» **Request**
Write out, word for word, every line from the first one through the line that holds "import pandas as pd", and nothing else; skip the pictures.

[start]

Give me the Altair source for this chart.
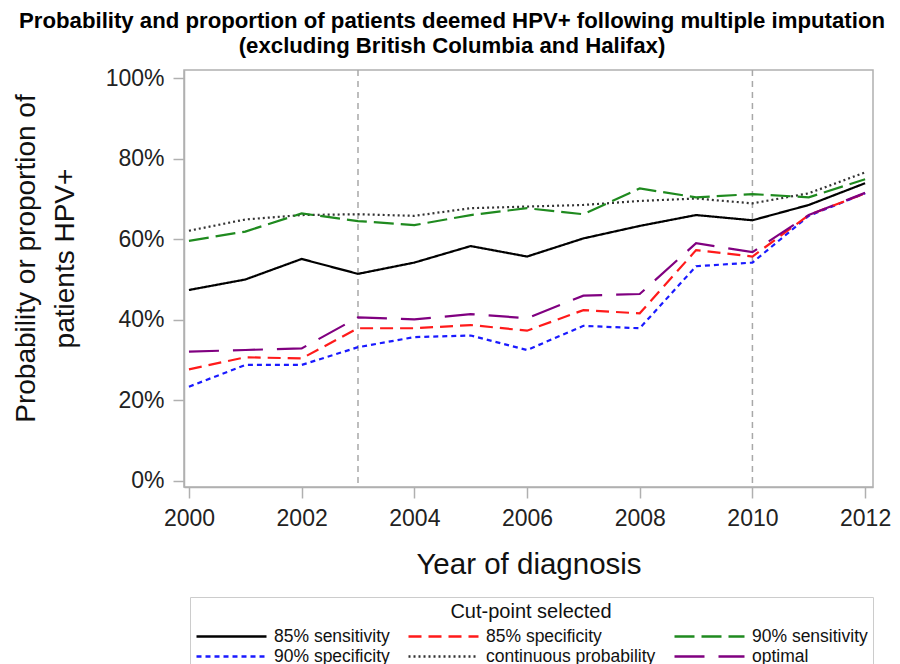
import altair as alt
import pandas as pd

years = [2000, 2001, 2002, 2003, 2004, 2005, 2006, 2007, 2008, 2009, 2010, 2011, 2012]
# legend order (Vega fills legend columns top-to-bottom)
series_names = ["85% sensitivity", "90% specificity", "85% specificity",
                "continuous probability", "90% sensitivity", "optimal"]
sens85 = [47.4, 50.0, 55.1, 51.4, 54.2, 58.3, 55.7, 60.2, 63.3, 66.0, 64.7, 68.5, 73.9]
spec90 = [23.4, 28.8, 28.8, 33.2, 35.7, 36.1, 32.5, 38.5, 37.9, 53.3, 54.2, 65.8, 71.4]
spec85 = [27.7, 30.7, 30.4, 37.9, 37.9, 38.7, 37.3, 42.4, 41.6, 57.3, 55.7, 66.0, 71.4]
contin = [62.1, 64.9, 66.0, 66.2, 65.8, 67.7, 68.1, 68.5, 69.5, 70.1, 68.9, 71.4, 76.6]
sens90 = [59.6, 61.9, 66.4, 64.5, 63.5, 66.0, 67.7, 66.2, 72.6, 70.4, 71.2, 70.4, 74.9]
optimal = [32.1, 32.5, 32.9, 40.6, 40.1, 41.4, 40.4, 46.0, 46.4, 59.0, 56.8, 66.0, 71.5]
ref_years = [2003, 2010]
x_ticks = [2000, 2002, 2004, 2006, 2008, 2010, 2012]
y_ticks = [0, 0.2, 0.4, 0.6, 0.8, 1.0]

colors = ["#000000", "#1a1aff", "#ff1a1a", "#333333", "#1f8a1f", "#800080"]
dashes = [[1, 0], [5, 4], [13, 7], [2, 3], [20, 7], [30, 14]]

all_vals = [sens85, spec90, spec85, contin, sens90, optimal]
rows = []
for name, vals in zip(series_names, all_vals):
    for yr, v in zip(years, vals):
        rows.append({"year": yr, "value": v / 100.0, "series": name})
df = pd.DataFrame(rows)
ref_df = pd.DataFrame({"year": ref_years})

xscale = alt.Scale(domain=[1999.912, 2012.14], nice=False, zero=False)
yscale = alt.Scale(domain=[-0.015, 1.02], nice=False, zero=False)

lines = alt.Chart(df).mark_line(strokeWidth=2.2).encode(
    x=alt.X("year:Q", scale=xscale,
            axis=alt.Axis(values=x_ticks, format="d", title="Year of diagnosis",
                          titleFontSize=29.5, titleFontWeight="normal",
                          titleY=86, titleBaseline="alphabetic")),
    y=alt.Y("value:Q", scale=yscale,
            axis=alt.Axis(values=y_ticks, format=".0%",
                          title=["Probability or proportion of", "patients HPV+"],
                          titleFontSize=28, titleFontWeight="normal",
                          titleAngle=270, titleX=-172, titleY=188,
                          titleBaseline="top", titleAlign="center",
                          titleLineHeight=39)),
    color=alt.Color("series:N", scale=alt.Scale(domain=series_names, range=colors),
                    title="Cut-point selected"),
    strokeDash=alt.StrokeDash("series:N", scale=alt.Scale(domain=series_names, range=dashes),
                              title="Cut-point selected"),
)

refs = alt.Chart(ref_df).mark_rule(color="#a8a8a8", strokeWidth=1.5, strokeDash=[6, 5]).encode(
    x=alt.X("year:Q", scale=xscale)
)

chart = alt.layer(refs, lines).properties(
    width=689,
    height=417,
    autosize=alt.AutoSizeParams(type="none"),
    padding={"left": 176, "top": 62, "right": 19, "bottom": 177},
    title=alt.TitleParams(
        ["Probability and proportion of patients deemed HPV+ following multiple imputation",
         "(excluding British Columbia and Halifax)"],
        font="Liberation Sans", fontSize=22.2, fontWeight="bold", color="#000000",
        lineHeight=25, anchor="middle", dx=-76.5, offset=10,
    ),
).configure_view(
    stroke="#b0b0b0", strokeWidth=1.5
).configure_axis(
    labelFont="Liberation Sans", titleFont="Liberation Sans",
    labelFontSize=23, labelColor="#222222", titleColor="#111111",
    tickSize=11, tickColor="#b0b0b0", domainColor="#b0b0b0", domainWidth=1.5,
    tickWidth=1.5, labelPadding=9, grid=False,
).configure_legend(
    orient="none", legendX=6, legendY=527,
    columns=3, symbolType="M-1,0L6,0", symbolSize=400, symbolStrokeWidth=2.5,
    labelFont="Liberation Sans", titleFont="Liberation Sans",
    labelFontSize=17.5, titleFontSize=20, titleFontWeight="normal",
    labelColor="#111111", titleColor="#111111",
    titleAnchor="middle", padding=5, strokeColor="#cccccc", fillColor="white",
    columnPadding=13, rowPadding=0, labelOffset=56, labelLimit=300, titlePadding=3,
)

chart.save("out.html", embed_options={"renderer": "svg", "actions": False})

[end]

» **Expected output**
Give me the Altair source for this chart.
import altair as alt
import pandas as pd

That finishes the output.